Karnımız doyduktan sonra soğuk bir şeyler içmeye devam etmek için gezinirken 100 Montaditos adlı bir bara rastladık. Dışarıda yer olmadığı için içeriye girdik. İçerisi çok kalabalık ve çok gürültülü idi, ki arada hoparlörden “…. por favor” sesleri geliyordu, ne olduğuna bir türlü anlam veremedik. Ekşisözlük’te bir kaç kişi mekan hakkında yorum yazmış ve onlarda cümleleri tam anlayamamıştı. (Cümlelerin ne olduğunu ancak Barselona’da anlayabildik.) 100 Montaditos İspanya’da oldukça ünlü bir bar/restoran. Sürekli kalabalığı, gençlerin yoğunluğu yanısıra orta halli müşterileri, gürültülü ortamı ve oldukça ucuz ürünleri (içki, tapas, bocadillo, nachos vb.) ile ünlü. Çarşamba ve Pazar günleri her yiyecek sadece 1 euro. İçkiler ise 1-1,5 ve 2 euro. Madrid’de gündüz yemek yediğimiz için 100 Montaditos’ta yemek yemedik, bira ve sangria içtik. 100 Montaditos Türkiye de olsa ya insanlar suyunu çıkarır ya da rakipleri tarafından rekabet yüzünden basılır. 100 Montaditos ‘ta toplamda 8 euro verip çıktık. Tavsiyem mutlaka gidin, gençleri ve ortamı görün. Lezzetlerini deneyin, eminim mutsuz olmayacaksınız. (Barselona 100 Montaditos’u ayrıca anlatacağım.)
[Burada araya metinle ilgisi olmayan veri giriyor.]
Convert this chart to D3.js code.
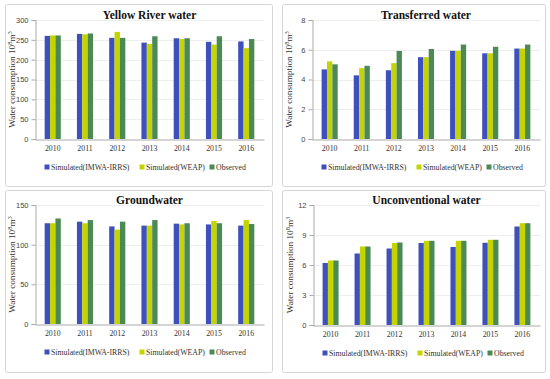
<!DOCTYPE html>
<html><head><meta charset="utf-8">
<script src="https://cdn.jsdelivr.net/npm/d3@7"></script>
<style>
html,body{margin:0;padding:0;background:#fff;}
svg{display:block;}
</style></head>
<body>
<svg id="c" width="550" height="379"></svg>
<script>
const years = ["2010","2011","2012","2013","2014","2015","2016"];
const seriesNames = ["Simulated(IMWA-IRRS)","Simulated(WEAP)","Observed"];
const seriesColors = ["#3d50bb","#c4d400","#4b8a55"];

const titles = ["Yellow River water","Transferred water","Groundwater","Unconventional water"];

const yellowIMWA = [260, 265, 255, 243, 254, 245, 246];
const yellowWEAP = [261, 264, 270, 240, 252, 238, 229];
const yellowObs  = [261, 266, 255, 259, 254, 259, 252];

const transIMWA = [4.68, 4.28, 4.62, 5.50, 5.93, 5.76, 6.08];
const transWEAP = [5.22, 4.76, 5.10, 5.50, 5.93, 5.76, 6.08];
const transObs  = [5.02, 4.92, 5.92, 6.05, 6.35, 6.20, 6.35];

const groundIMWA = [127, 129, 123, 124, 126.5, 125.5, 124];
const groundWEAP = [127, 127, 119, 124, 125.5, 130, 131];
const groundObs  = [133, 131, 129, 131, 127, 127, 126];

const unconvIMWA = [6.2, 7.15, 7.65, 8.2, 7.8, 8.22, 9.85];
const unconvWEAP = [6.45, 7.85, 8.2, 8.42, 8.42, 8.52, 10.18];
const unconvObs  = [6.45, 7.85, 8.25, 8.42, 8.42, 8.52, 10.18];

const yTicks1 = [0,50,100,150,200,250,300];
const yTicks2 = [0,2,4,6,8];
const yTicks3 = [0,50,100,150];
const yTicks4 = [0,3,6,9,12];

const panels = [
  {title: titles[0], data:[yellowIMWA,yellowWEAP,yellowObs], ticks:yTicks1,
   box:[5,4,272,186], plot:{l:35,r:264,t:20,b:139}},
  {title: titles[1], data:[transIMWA,transWEAP,transObs], ticks:yTicks2,
   box:[282,4,545,186], plot:{l:312,r:540,t:20,b:139}},
  {title: titles[2], data:[groundIMWA,groundWEAP,groundObs], ticks:yTicks3,
   box:[5,190,272,372], plot:{l:35,r:264,t:205,b:324}},
  {title: titles[3], data:[unconvIMWA,unconvWEAP,unconvObs], ticks:yTicks4,
   box:[282,190,545,372], plot:{l:313,r:540,t:205,b:325}}
];

const svg = d3.select("#c");
const serif = "'Liberation Serif','Times New Roman',serif";

panels.forEach(p => {
  const g = svg.append("g");
  const [x0,y0,x1,y1] = p.box;
  g.append("rect").attr("x",x0+0.5).attr("y",y0+0.5).attr("width",x1-x0).attr("height",y1-y0)
    .attr("fill","#fff").attr("stroke","#d6d6d6").attr("stroke-width",1).attr("rx",2);

  const P = p.plot;
  const yMax = p.ticks[p.ticks.length-1];
  const y = d3.scaleLinear().domain([0,yMax]).range([P.b,P.t]);
  const x = d3.scaleBand().domain(years).range([P.l,P.r]).paddingInner(0.5).paddingOuter(0.3);
  const xs = d3.scaleBand().domain(d3.range(3)).range([0,x.bandwidth()]);

  // gridlines
  g.append("g").selectAll("line").data(p.ticks.filter(t=>t>0)).join("line")
    .attr("x1",P.l).attr("x2",P.r).attr("y1",d=>Math.round(y(d))+0.5).attr("y2",d=>Math.round(y(d))+0.5)
    .attr("stroke","#eeeeee");

  // bars
  years.forEach((yr,i)=>{
    p.data.forEach((arr,s)=>{
      g.append("rect").attr("x",x(yr)+xs(s)).attr("width",xs.bandwidth())
        .attr("y",y(arr[i])).attr("height",y(0)-y(arr[i]))
        .attr("fill",seriesColors[s]);
    });
  });

  // y axis
  const ya = d3.axisLeft(y).tickValues(p.ticks).tickSize(4).tickPadding(3);
  const yg = g.append("g").attr("transform",`translate(${P.l+0.5},0)`).call(ya);
  yg.select(".domain").attr("stroke","#aaaaaa");
  yg.selectAll(".tick line").attr("stroke","#aaaaaa");
  yg.selectAll("text").attr("font-family","'Liberation Sans',Arial,sans-serif").attr("font-size",7.5).attr("fill","#444");

  // x axis
  const xa = d3.axisBottom(x).tickSize(0).tickPadding(6);
  const xg = g.append("g").attr("transform",`translate(0,${P.b+0.5})`).call(xa);
  xg.select(".domain").attr("stroke","#aaaaaa");
  xg.selectAll("text").attr("font-family",serif).attr("font-size",7.8).attr("fill","#333");

  // title
  g.append("text").attr("x",(P.l+P.r)/2).attr("y",P.t-1).attr("text-anchor","middle")
    .attr("font-family",serif).attr("font-weight","bold").attr("font-size",11.5).attr("fill","#111")
    .text(p.title);

  // y label
  const lab = g.append("text").attr("transform",`translate(${P.l-20},${(P.t+P.b)/2}) rotate(-90)`)
    .attr("text-anchor","middle").attr("font-family",serif).attr("font-size",9.2).attr("fill","#333");
  lab.append("tspan").text("Water consumption 10");
  lab.append("tspan").attr("baseline-shift","super").attr("font-size",6.5).text("8");
  lab.append("tspan").text("m");
  lab.append("tspan").attr("baseline-shift","super").attr("font-size",6.5).text("3");

  // legend
  const ly = P.b + 28;
  const offs = [12, 107, 177];
  seriesNames.forEach((n,s)=>{
    const lx = P.l + offs[s];
    g.append("rect").attr("x",lx-2.5).attr("y",ly-2.5).attr("width",5).attr("height",5).attr("fill",seriesColors[s]);
    g.append("text").attr("x",lx+4).attr("y",ly+2.8).attr("font-family",serif).attr("font-size",7.8)
      .attr("fill","#333").text(n);
  });
});
</script>
</body></html>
Yol yorgunluğu ve içkilerin de etkisiyle ilk Madrid gecesinde erkenden otelimize dönerken yolumuz üzerindeki Puerta del Sol meydanından geçerken Madrid ‘de eğlencenin gerçekten de güneş battıktan çok sonra başladığını öğrenmiş olduk, öyle ki meydan gecenin 23:00’ünde diğer saatlerde olduğundan çok daha kalabalıktı. İşportacı siyahiler, sokak sanatçıları, müzisyenler, turistler, bira satıcıları, herkes sokaklardaydı.